今回、最高裁大法廷が示したのは、長年にわたり相続シーンで幅をきかせてきたこの「預貯金は遺産分割の対象外」という取扱いを覆すもの。相続の当事者のみならず金融機関にも大きな影響を与える注目の初判断となっている。
「法定相続分で分けるのは不公平」
争っていたのは、約4千万円の預貯金を遺して死亡した男性の遺族であるA氏とB氏。両氏は法定相続分2分の1ずつを有する共同相続人だ。原告であるA氏は、B氏が故人から5500万円の生前贈与を受けていたとして、「生前贈与を考慮せず、法定相続分に従って預金を2分の1ずつ分けるのは不公平」と主張。一審の大阪家裁と二審の大阪高裁は、過去の判例に従って「預金は相続によって当然に分割されるので遺産分割の対象外」とし、遺産分割を認めなかったため、A氏が最高裁の判断を求めて許可抗告の申立てをしていた。
「許可広告」とは、最高裁への上訴手続きの一つ。高等裁判所の決定に最高裁判例に反する判断や法令解釈上の重要な問題があるとして当事者が申立て、高裁が認めた場合に認められる制度だ。A氏は過去の最高裁判例に物申したことになる。
過去の最高裁判例をバッサリ
A氏の抗告を受け最高裁大法廷は、二審の決定を破棄。
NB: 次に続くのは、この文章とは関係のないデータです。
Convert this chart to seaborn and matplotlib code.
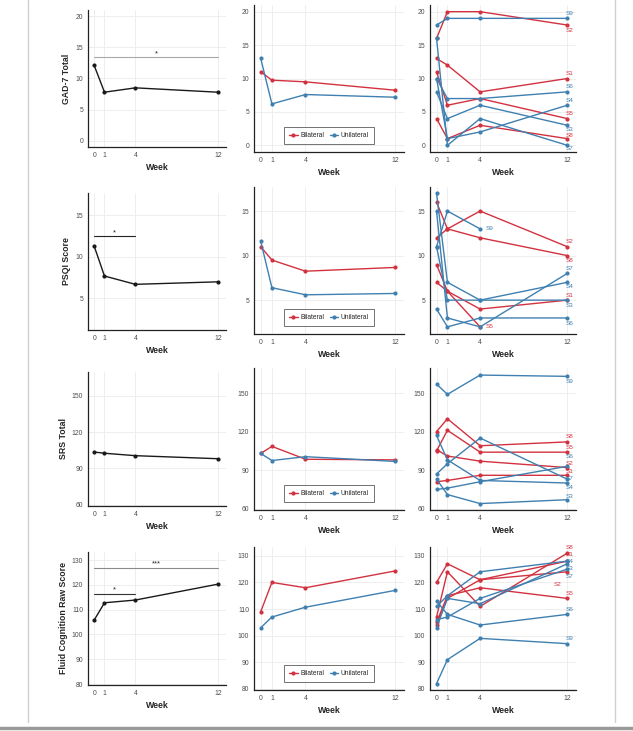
import numpy as np
import pandas as pd
import matplotlib
matplotlib.use('Agg')
import matplotlib.pyplot as plt
import seaborn as sns
from matplotlib.lines import Line2D

# ---- data ----
weeks = [0, 1, 4, 12]
subjects = ['S1', 'S2', 'S3', 'S4', 'S5', 'S6', 'S7', 'S8', 'S9']
groups = ['Bilateral', 'Bilateral', 'Unilateral', 'Unilateral', 'Bilateral',
          'Unilateral', 'Unilateral', 'Bilateral', 'Unilateral']

# overall means (left column)
gad_mean = [12.1, 7.8, 8.5, 7.8]
psqi_mean = [11.3, 7.7, 6.7, 7.0]
srs_mean = [103.5, 102.5, 100.5, 98.0]
fluid_mean = [105.8, 112.8, 113.9, 120.3]

# group means (middle column)
gad_bil = [11.0, 9.75, 9.5, 8.25]
gad_uni = [13.0, 6.2, 7.6, 7.2]
psqi_bil = [11.0, 9.5, 8.25, 8.67]
psqi_uni = [11.6, 6.4, 5.6, 5.75]
srs_bil = [103.0, 108.5, 98.5, 98.0]
srs_uni = [103.0, 97.5, 100.5, 96.8]
fluid_bil = [109.0, 120.0, 118.0, 124.3]
fluid_uni = [103.0, 107.0, 110.7, 117.0]

# individual subjects (right column), rows = S1..S9
gad_subj = [[13, 12, 8, 10], [16, 20, 20, 18], [8, 4, 6, 3], [10, 1, 2, 6],
            [11, 6, 7, 4], [10, 7, 7, 8], [16, 0, 4, 0], [4, 1, 3, 1],
            [18, 19, 19, 19]]
psqi_subj = [[9, 6, 4, 5], [12, 13, 15, 11], [11, 5, 5, 5], [17, 7, 5, 7],
             [7, 6, 2, np.nan], [4, 2, 3, 3], [15, 3, 2, 8], [16, 13, 12, 10],
             [11, 15, 13, np.nan]]
srs_subj = [[81, 82, 86, 86], [106, 101, 97, 92], [83, 71, 64, 67],
            [117, 98, 82, 80], [105, 121, 104, 104], [75, 76, 81, 93],
            [87, 95, 115, 83], [120, 130, 109, 112], [157, 149, 164, 163]]
fluid_subj = [[104, 114, 121, 128], [120, 127, 121, 124], [103, 114, 112, 127],
              [111, 115, 124, 128], [105, 115, 118, 114], [113, 108, 104, 108],
              [106, 107, 114, 125], [107, 124, 111, 131], [82, 91, 99, 97]]

# significance brackets: (from week, to week, height, stars, colour)
gad_sig = [(0, 12, 13.4, '*', '#a8a8a8')]
psqi_sig = [(0, 4, 12.5, '*', '#222222')]
srs_sig = []
fluid_sig = [(0, 4, 116.4, '*', '#333333'), (0, 12, 127.0, '***', '#8a8a8a')]

# ---- styling / layout ----
pal = {'Bilateral': '#d2323f', 'Unilateral': '#3f80b0'}
W, H = 633, 731

# tag offsets (points) for subject labels at line ends: (dx, dy)
gad_tag = {'S1': (-1, 3.6), 'S2': (-1, -4), 'S3': (-1, -3), 'S4': (-1, 3.6),
           'S5': (-1, 3.6), 'S6': (-1, 3.6), 'S7': (-1, -2.5), 'S8': (-1, 2.2),
           'S9': (-1, 3.4)}
psqi_tag = {'S1': (-1, 3.6), 'S2': (-1, 3.8), 'S3': (-1, -4), 'S4': (-1, -3.2),
            'S5': (4, 0), 'S6': (-1, -4), 'S7': (-1, 3.2), 'S8': (-1, -3.2),
            'S9': (4, 0)}
srs_tag = {'S1': (-1, 3), 'S2': (-1, 3), 'S3': (-1, 2.4), 'S4': (-1, -3.4),
           'S5': (-1, 3.4), 'S6': (-1, 7), 'S7': (-1, 0.8), 'S8': (-1, 3.6),
           'S9': (-1, -4)}
fluid_tag = {'S1': (-1, 4.5), 'S2': (-10, -9), 'S3': (-1, -3.5), 'S4': (-1, -0.5),
             'S5': (-1, 3.5), 'S6': (-1, 3.5), 'S7': (-1, -5), 'S8': (-1, 4),
             'S9': (-1, 4)}

rows = [
    ('GAD-7 Total', gad_mean, gad_bil, gad_uni, gad_subj, gad_sig, gad_tag,
     (-1, 21), [0, 5, 10, 15, 20]),
    ('PSQI Score', psqi_mean, psqi_bil, psqi_uni, psqi_subj, psqi_sig, psqi_tag,
     (1.2, 17.7), [5, 10, 15]),
    ('SRS Total', srs_mean, srs_bil, srs_uni, srs_subj, srs_sig, srs_tag,
     (59, 169.5), [60, 90, 120, 150]),
    ('Fluid Cognition Raw Score', fluid_mean, fluid_bil, fluid_uni, fluid_subj,
     fluid_sig, fluid_tag, (79.6, 133.3), [80, 90, 100, 110, 120, 130]),
]

# pixel boxes: (top, bottom) of left column and of the other two columns
row_px = [((10, 147), (5, 152)), ((193, 330), (187, 334)),
          ((372, 506), (368, 510)), ((552, 685), (547, 690))]
col_px = [(88, 226), (254, 404), (430, 576)]

sns.set_style('white')
plt.rcParams['font.family'] = ['Liberation Sans', 'DejaVu Sans']

fig = plt.figure(figsize=(W / 100, H / 100), dpi=100)


def add_ax(col, top, bottom):
    l, r = col_px[col]
    return fig.add_axes([l / W, 1 - bottom / H, (r - l) / W, (bottom - top) / H])


def style(ax, ylim, yticks):
    ax.set_xlim(-0.6, 12.8)
    ax.set_ylim(*ylim)
    ax.set_xticks(weeks)
    ax.set_yticks(yticks)
    ax.grid(True, color='#ebebeb', lw=0.6)
    ax.set_axisbelow(True)
    sns.despine(ax=ax)
    for s in ['left', 'bottom']:
        ax.spines[s].set_linewidth(0.9)
        ax.spines[s].set_color('#222222')
    ax.tick_params(labelsize=4.9, length=2, width=0.5, pad=1.5,
                   labelcolor='#4d4d4d', color='#333333')
    ax.set_xlabel('Week', fontsize=6.3, fontweight='bold', labelpad=3)
    ax.set_ylabel('')


for (ylab, mean, bil, uni, subj, sig, tags, ylim, yticks), ((t0, b0), (t1, b1)) in zip(rows, row_px):
    # left: overall mean
    ax = add_ax(0, t0, b0)
    sns.lineplot(x=weeks, y=mean, color='#1a1a1a', marker='o', markersize=3,
                 markeredgewidth=0, lw=1.0, ax=ax)
    for x0, x1, y, star, c in sig:
        ax.plot([x0, x1], [y, y], color=c, lw=0.8)
        ax.text((x0 + x1) / 2, y, star, ha='center', va='bottom', fontsize=5.5,
                color='#222222')
    style(ax, ylim, yticks)
    ax.set_ylabel(ylab, fontsize=6.3, fontweight='bold', labelpad=3)

    # middle: group means
    ax = add_ax(1, t1, b1)
    gdf = pd.DataFrame({'week': weeks * 2, 'score': bil + uni,
                        'group': ['Bilateral'] * 4 + ['Unilateral'] * 4})
    sns.lineplot(data=gdf, x='week', y='score', hue='group', palette=pal,
                 marker='o', markersize=3, markeredgewidth=0, lw=1.0, ax=ax)
    style(ax, ylim, yticks)
    ax.legend(title=None, loc='lower center', bbox_to_anchor=(0.5, 0.035), ncol=2,
              fontsize=4.8, frameon=True, fancybox=False, edgecolor='#333333',
              handlelength=1.3, handletextpad=0.4, columnspacing=0.8,
              borderpad=0.7).get_frame().set_linewidth(0.6)

    # right: individual subjects
    ax = add_ax(2, t1, b1)
    recs = []
    for s, g, vals in zip(subjects, groups, subj):
        for w, v in zip(weeks, vals):
            recs.append((s, g, w, v))
    sdf = pd.DataFrame(recs, columns=['subject', 'group', 'week', 'score']).dropna()
    sns.lineplot(data=sdf, x='week', y='score', hue='group', units='subject',
                 estimator=None, palette=pal, marker='o', markersize=3,
                 markeredgewidth=0, lw=1.0, legend=False, ax=ax)
    for s, g in zip(subjects, groups):
        last = sdf[sdf.subject == s].iloc[-1]
        ax.annotate(s, (last.week, last.score), xytext=tags[s],
                    textcoords='offset points', ha='left', va='center',
                    fontsize=4.6, color=pal[g])
    style(ax, ylim, yticks)

# page edges of the screenshot
fig.add_artist(Line2D([28 / W, 28 / W], [1 - 722 / H, 1], color='#d0d0d0', lw=1))
fig.add_artist(Line2D([615 / W, 615 / W], [1 - 722 / H, 1], color='#d0d0d0', lw=1))
fig.add_artist(Line2D([0, 1], [1 - 728 / H, 1 - 728 / H], color='#9a9a9a', lw=2.5))

fig.savefig('out.png', dpi=100)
預金の分け方などを見直すために、審理を二審・大阪高裁に差し戻す決定をした。
決定理由では、「遺産分割は、共同相続人間の実質的公平を図るものであることから、被相続人の財産をできる限り幅広く対象とすることが望ましい」とした上で、実務上でも「現金のように評価についての不確定要素が少なく、具体的な遺産分割に当たって調整可能な財産を遺産分割の対象とすることに対する要請も広く存在する」と指摘。そして、「預貯金は確実かつ簡易に換価できるという点で現金との差をそれほど意識させない財産である」とし、「共同相続された普通預金債権、通常貯金債権及び定期貯金債権は、いずれも相続開始と同時に当然に相続分に応じて分割されることなく、遺産分割の対象となるものと解するのが相当である」と結論づけた。
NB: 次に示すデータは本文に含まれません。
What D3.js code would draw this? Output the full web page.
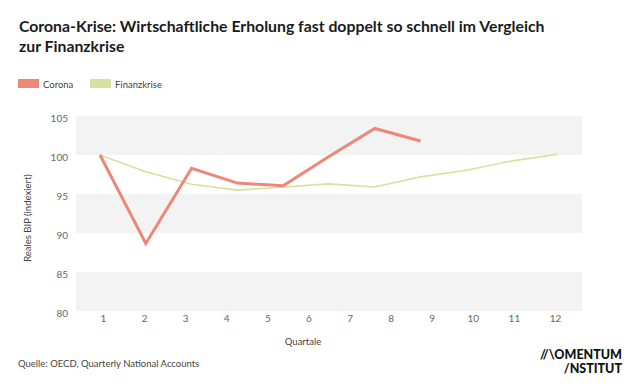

過去の判例では「預貯金は法定相続分に応じて当然に分割される」などとされており、預貯金については不動産や株式など他の財産とは区別し、法定相続割合に応じて相続人に分配するものとしてきた。しかし実務上では、共同相続人の同意を得て預貯金債権を遺産分割の対象にするという取扱いが広く行われており、今回の大法廷の決定は実態に沿った内容ということになる。
遺産分割シーンが激変!
今回の最高裁大法廷の決定により、遺産分割シーンは大きく変わることになる。これまで預貯金については「相続開始時点から当然に法定相続分が各相続人に分配」されることとされていたため、遺産分割シーンでトラブルの種になるケースが少なくなかった。しかし今回の新たな判例に従う場合、「長男は土地建物、弟は預貯金」など柔軟な分け方がしやすくなる。また「長男は多額の生前贈与を受けているから、遺った預貯金は次男が全て相続」など、特定の遺族が多額の生前贈与を受けていたケースで公平な遺産分割がしやすくなる。
しかしメリットばかりでもない。預貯金が遺産分割の対象とされたことで、相続発生直後に相続人が金融機関に出向いて故人の預貯金を引き出そうとしても、すぐに応じてもらえない可能性がでてくる。
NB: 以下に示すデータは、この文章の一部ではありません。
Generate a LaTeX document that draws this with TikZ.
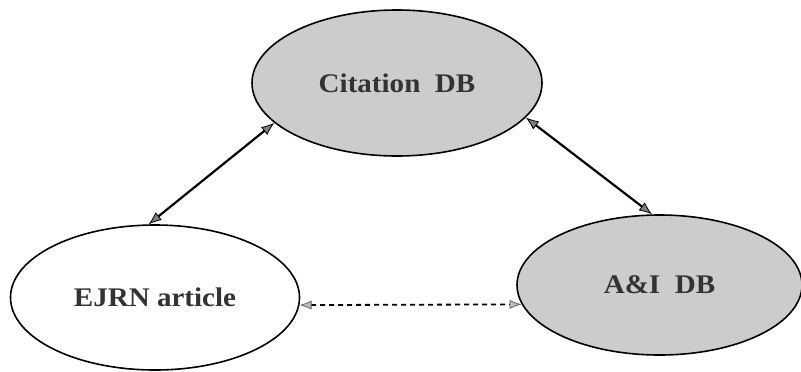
\documentclass[tikz,border=0pt]{standalone}
\usepackage{fontspec}
\setmainfont{Liberation Serif}
\usetikzlibrary{shapes.geometric,arrows.meta}
\tikzset{
  dbnode/.style={ellipse, draw=black, line width=1.6bp, inner sep=0pt, font=\bfseries\fontsize{27}{30}\selectfont, text=black!80},
  shaded/.style={fill=black!20},
  linktip/.style={Latex[length=13bp,width=10bp,fill=black!50,line width=0.8bp]},
  linkline/.style={line width=2.2bp, black, {Latex[length=13bp,width=10bp,fill=black!50,line width=0.8bp]}-{Latex[length=13bp,width=10bp,fill=black!50,line width=0.8bp]}},
  dashlink/.style={line width=1.8bp, black, dash pattern=on 5bp off 4bp, {Latex[length=12bp,width=9bp,fill=black!25,color=black!60,line width=0.8bp]}-{Latex[length=12bp,width=9bp,fill=black!25,color=black!60,line width=0.8bp]}}
}
\begin{document}
\begin{tikzpicture}[x=1bp,y=-1bp]
\useasboundingbox (0,0) rectangle (801,371);
\node[dbnode, shaded, minimum width=290bp, minimum height=146bp] (cit) at (397,83) {\scalebox{1.08}[1]{Citation\ \ DB}};
\node[dbnode, minimum width=289bp, minimum height=145bp] (ejrn) at (155,297.5) {\scalebox{1.08}[1]{EJRN article}};
\node[dbnode, shaded, minimum width=285bp, minimum height=140bp] (ai) at (659.5,285) {\scalebox{1.08}[1]{A\&I\ \ DB}};
\draw[linkline] (cit.198) -- (ejrn.95);
\draw[linkline] (cit.-15) -- (ai.96);
\draw[dashlink] (ejrn.-3.4) -- (ai.188);
\end{tikzpicture}
\end{document}
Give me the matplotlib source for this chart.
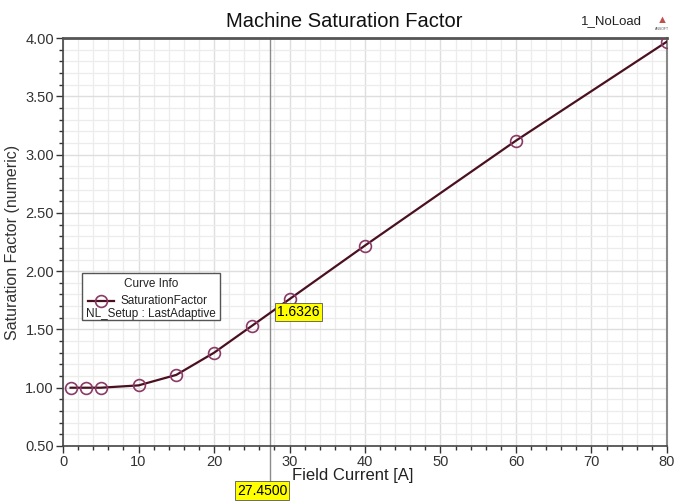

従来は、相続財産である預貯金のうち「自分の取り分」については、遺産分割するまでもなく金融機関から引き出すことが可能だった。実務上、引き出しに応じるかどうかの判断は金融機関によって異なっていたものの、過去の最高裁判例が幅を利かせていたため、いざ争いになれば従前の取扱いが強かった。